Posting nonsense serves to rile up sensible fans and, in turn, they watch then reply. This earns the publisher money so they are incentivised to push the nonsense further and more frequently.

So much so that a certain radio station is now almost unlistenable.

Where has the voice of reason gone? Well, good sense doesn’t sell. This season, even the BBC and Sky Sports have started to bait supporters online.

This is not to say fanzines are full of nuance and well-crafted balanced opinion pieces, that’s simply not always the case.

They cater for like-minded supporters and are bought by like-minded supporters. This does, though, mean they generally aren’t being absorbed by other clubs’ fanbases.

Fanzines aren’t created purely on the basis of making profit, unlike these internet caricatures you will no doubt scroll past after reading this article.

Fanzines are usually created out of love, creativity and passion for the team and supporters they serve.

Red All Over The Land’s founder, John Pearman, told This Is Anfield: “It took about six months to put everything together.

“It was done out of hours at work using a computer for the first time. I had access to all the little bits and pieces there, rightly or wrongly, but I’d use my position there to find time to do it.

“It was all put together with the usual things back then: Sellotape, Tipp-Ex, SprayMount, photocopying paper.”

 

Is there still an appetite?

Football isn’t less popular than before, despite what Florentino Perez might tell you, but print media is. So where are the thoughts and feelings of supporters being spread?

We’ve already mentioned the shouters and screamers, but what about those who are less driven by instant fame.

Liverpool supporters were at the forefront of the move to put content online. The website you’re reading this now on, This Is Anfield, has been going since 2001 and there are countless other webpages to absorb Liverpool content.

Multimedia has grown more recently than online press. The Redmen TV and The Anfield Wrap are two leaders in this field.

CEO of the latter, Neil Atkinson, said: “People like to hear authentically held, well-expressed opinions in an environment that actually promotes the idea that people are meant to enjoy this (football).”

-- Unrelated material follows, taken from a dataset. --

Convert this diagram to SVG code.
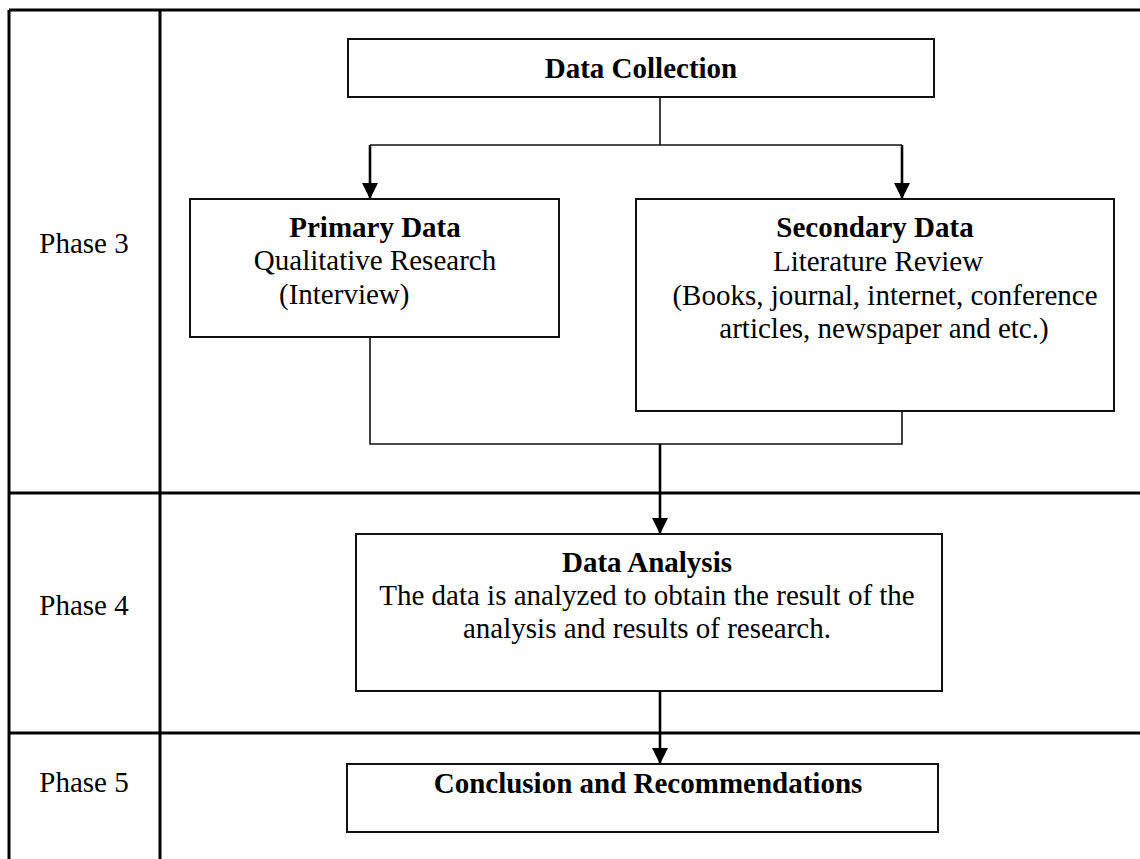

It is this emphasis on enjoyment that guides The Anfield Wrap now. There are times to moan, but ultimately football is supposed to be a pass time. Mainstream media outlets riling up supporters doesn’t really fit this ethos.

Like the Wrap, a key element of fanzines is humour.

“We don’t make it sound as though it’s some sort of exhausting job. We make it feel as though this stuff should make it a joy to be alive,” Atkinson added.

 

Future of the fanzine

LIVERPOOL, ENGLAND - Saturday, October 22, 2016: A Liverpool supporter selling a fanzine "Red All Over The Land" before the FA Premier League match against West Bromwich Albion at Anfield. (Pic by David Rawcliffe/Propaganda)

Regrettably, print fanzines are on the decline, and have been for some time, but there is still some appetite for them among match-going supporters.

Red All Over the Land is Liverpool’s last surviving fanzine from a once busy scene. Pearman believes there is still a market for them, despite the decline.

He told This Is Anfield: “People say it’s going out of fashion but I tend to disagree, because you can’t sell something digital to somebody who’s walking past – they want something in their hand.

“People want something in their hand, that’s how I see it.”

This idea of having a souvenir as well as piece of material to read is something journalist Elis James summed up eloquently.

He wrote in the Guardian: “The sheer passage of time turned these initially unremarkable documents into something spellbinding.

“I can see why some clubs have moved this stuff online. Printed programmes already appear as antiquated as the typewriters they were once written on.

“But, there are certain things you can’t do with an app.”